Almost every time a couple comes to us for stepfamily counseling one or both parties have their bags packed and are ready to head for the hills. Often times, they’ve tried to make it work either by just sticking it out, duking it out or visiting a traditional therapist. When they get to us they are frustrated because they think they’ve exhausted all their options and feel as if nothing else will work. But Diane and I try to assure them that if they are giving us a call or sending an email to inquire about counseling and both parties are willing to come to us, then all is definitely not lost. It means that although one or both of them may THINK it won’t work doesn’t mean that they don’t want it to. We know that if we get them when both parties are willing to go through with counseling by actually applying the advice that we give, we can get them back on the right track, and have a 100% success rate with doing so.
That being said, there are times when counseling doesn’t work and for various reasons. First off, we live in a day and age when people expect instant results. They want to take a pill to lose weight, make a delicious meal in 30 minutes, have instant financial transactions and want everything with the touch of a button. These people think that they should be all “fixed” after 2 or 3 sessions and if they aren’t “fixed” by then, they give up. The problem with this type of thinking is that counseling is more of a marathon than a sprint. It takes longer to get to the finish line and you may get exhausted and frustrated along the way, but eventually you get there as long as you finish the race.

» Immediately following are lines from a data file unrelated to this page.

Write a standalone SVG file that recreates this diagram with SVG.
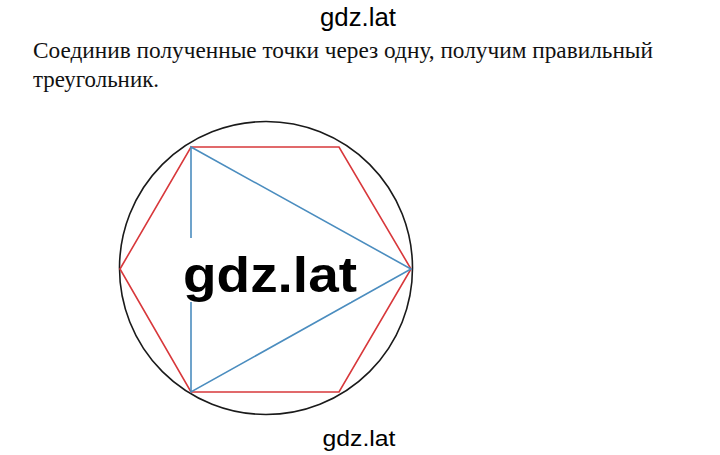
<svg xmlns="http://www.w3.org/2000/svg" width="720" height="455" viewBox="0 0 720 455">
<style>
.wm{font-family:"Liberation Sans",Arial,sans-serif;fill:#000}
.txt{font-family:"Liberation Serif","Times New Roman",serif;font-size:23px;fill:#111}
.circ{fill:none;stroke:#1a1a1a;stroke-width:1.6}
.hex{fill:none;stroke:#d8383b;stroke-width:1.6;stroke-linejoin:miter}
.tri{fill:none;stroke:#4b8dbf;stroke-width:1.6}
</style>
<rect width="720" height="455" fill="#fff"/>
<text class="wm" x="358" y="26" font-size="26" text-anchor="middle" textLength="76" lengthAdjust="spacingAndGlyphs">gdz.lat</text>
<text class="txt" x="33" y="58" textLength="620" lengthAdjust="spacingAndGlyphs">Соединив полученные точки через одну, получим правильный</text>
<text class="txt" x="33" y="87" textLength="126" lengthAdjust="spacingAndGlyphs">треугольник.</text>
<g id="circle"><circle class="circ" cx="266" cy="268" r="146.5"/></g>
<g id="hexagon"><polygon class="hex" points="120,269 191,147 339,147 411,269 339,392 191,392"/></g>
<g id="triangle"><polygon class="tri" points="191,147 411,269 191,392"/></g>
<rect x="175" y="238" width="176" height="64" fill="#fff"/>
<text class="wm" x="183" y="292" font-size="50" font-weight="bold" textLength="174" lengthAdjust="spacingAndGlyphs">gdz.lat</text>
<text class="wm" x="359" y="446" font-size="22" text-anchor="middle" textLength="73" lengthAdjust="spacingAndGlyphs">gdz.lat</text>
</svg>
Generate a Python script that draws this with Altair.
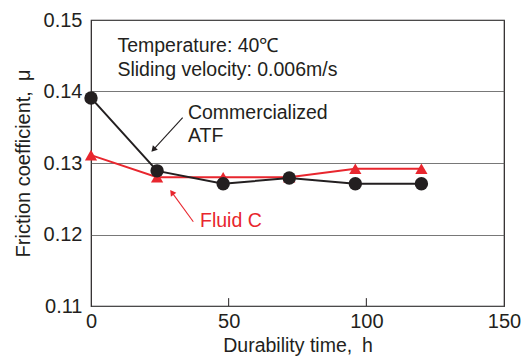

Another reason counseling doesn’t work is because couples may get the advice but when they leave the session, they refuse to apply it to their lives. What they don’t realize is that the advice alone will not work. Yes, you are better informed when you leave but the point is to apply that advice so that you are both informed and taking steps to heal your marriage and family. It doesn’t work if you only take half of the medicine. For example, when a doctor prescribes an antibiotic, he tells you to take the medicine until it’s gone or your illness will return. Counseling is no different. If you only go to one or two sessions and then go home and refuse to take the medicine, your problems will continue.
It’s also important to choose the right counselor if you want counseling to work! Not all counselors are qualified to deal with stepfamily issues. It is the reason that many couples feel like counseling doesn’t work when they’ve gone to a traditional marriage and family therapist. Academic credentials alone doesn’t mean that he or she is qualified. Interview your therapist ahead of time. Make sure he or she is not only academically trained but also has personal experience dealing with stepfamily issues. It means that he or she has also applied what they’ve learned to their own marriage and family and can therefore tell you what works and what doesn’t.
Overall, it’s important to realize that counseling is not a magical answer. When we sit down with you, we can’t snap our fingers and make it all go away in one session. We are there to give you helpful advice but you have to do the work. We then guide you as you apply that advice individually and collectively. Just remember that as long as you apply the knowledge that your coach gives you and finish the race, you will come out a winner.